41 Elijah said to Ahab, “Go up, eat and drink; for there is a sound of rushing rain.” 42 So Ahab went up to eat and to drink. Elijah went up to the top of Carmel; there he bowed himself down upon the earth and put his face between his knees. 43 He said to his servant, “Go up now, look toward the sea.” He went up and looked, and said, “There is nothing.” Then he said, “Go again seven times.” 44 At the seventh time he said, “Look, a little cloud no bigger than a person’s hand is rising out of the sea.” Then he said, “Go say to Ahab, ‘Harness your chariot and go down before the rain stops you.’” 45 In a little while the heavens grew black with clouds and wind; there was a heavy rain. Ahab rode off and went to Jezreel. 46 But the hand of the Lord was on Elijah; he girded up his loins and ran in front of Ahab to the entrance of Jezreel.

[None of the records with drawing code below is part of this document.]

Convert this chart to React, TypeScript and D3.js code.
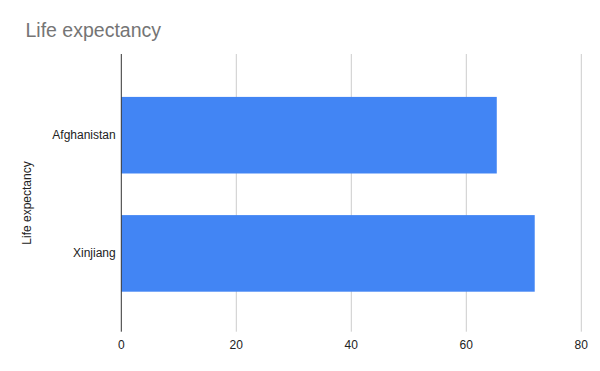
import React from "react";
import * as d3 from "d3";

const categories = ["Afghanistan", "Xinjiang"];
const values = [65.3, 71.9];
const xTicks = [0, 20, 40, 60, 80];
const title = "Life expectancy";
const yTitle = "Life expectancy";

const W = 600;
const H = 371;
const left = 121.3;
const right = 581.3;
const top = 54;
const bottom = 331.7;
const font = "Arial, 'Liberation Sans', sans-serif";

export default function App() {
  const x = d3.scaleLinear().domain([0, 80]).range([left, right]);
  const y = d3
    .scaleBand<string>()
    .domain(categories)
    .range([55.3, 333.3])
    .paddingInner(0.352)
    .paddingOuter(0.352);

  return (
    <svg
      width={W}
      height={H}
      style={{ position: "absolute", left: 0, top: 0, background: "#fff" }}
    >
      <rect x={0} y={0} width={W} height={H} fill="#fff" />
      <text x={25.5} y={37} fontFamily={font} fontSize={19.5} fill="#757575">
        {title}
      </text>
      {xTicks.map((t) =>
        t === 0 ? null : (
          <line
            key={"g" + t}
            x1={x(t)}
            x2={x(t)}
            y1={top}
            y2={bottom}
            stroke="#cccccc"
            strokeWidth={1}
          />
        )
      )}
      {categories.map((c, i) => (
        <rect
          key={c}
          x={x(0)}
          y={y(c)!}
          width={x(values[i]) - x(0)}
          height={y.bandwidth()}
          fill="#4285f4"
        />
      ))}
      <line
        x1={x(0)}
        x2={x(0)}
        y1={top}
        y2={bottom}
        stroke="#333333"
        strokeWidth={1}
      />
      {xTicks.map((t) => (
        <text
          key={"t" + t}
          x={x(t)}
          y={349}
          textAnchor="middle"
          fontFamily={font}
          fontSize={12}
          fill="#222222"
        >
          {t}
        </text>
      ))}
      {categories.map((c) => (
        <text
          key={"l" + c}
          x={115.7}
          y={y(c)! + y.bandwidth() / 2 + 4}
          textAnchor="end"
          fontFamily={font}
          fontSize={12}
          fill="#222222"
        >
          {c}
        </text>
      ))}
      <text
        transform={`translate(${31}, ${203}) rotate(-90)`}
        textAnchor="middle"
        fontFamily={font}
        fontSize={12}
        fill="#222222"
      >
        {yTitle}
      </text>
    </svg>
  );
}
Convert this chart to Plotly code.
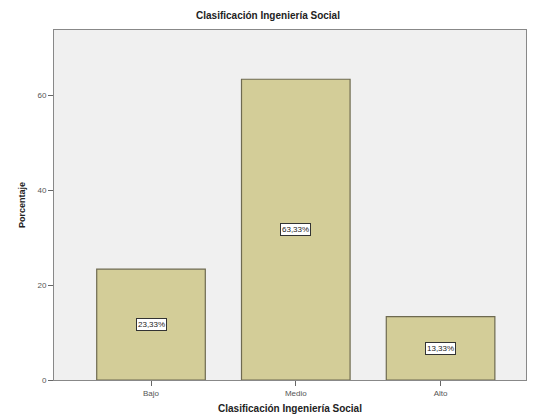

The people have turned back to God, which means it’s time for the drought to end. Elijah tells Ahab to go eat and drink and basically that by the time he is done there will be rain. So Ahab goes to eat and drink.
Elijah goes up to the top of Mount Carmel and seems to take a servant with him. He goes up and prays. And he asks his servant to look to the sea and see if he can see anything. And his servant is like, “Newp. No clouds. Nothing.” Elijah tells him to do it seven times, and then on the seventh time the servant is like, “Hey there is totally a tiny little cloud out there.”
Elijah then sends the servant to go tell Ahab to get in his chariot and drive so basically he can beat the rain home—because chariots are open and driving one in the rain would suck. So Ahab gets in his chariot and rides to the town of Jezreel, and Elijah runs with him. Runs! Which is crazy, but God strengthens him so he can run faster than the chariot.
And that’s where we’re going stop for today.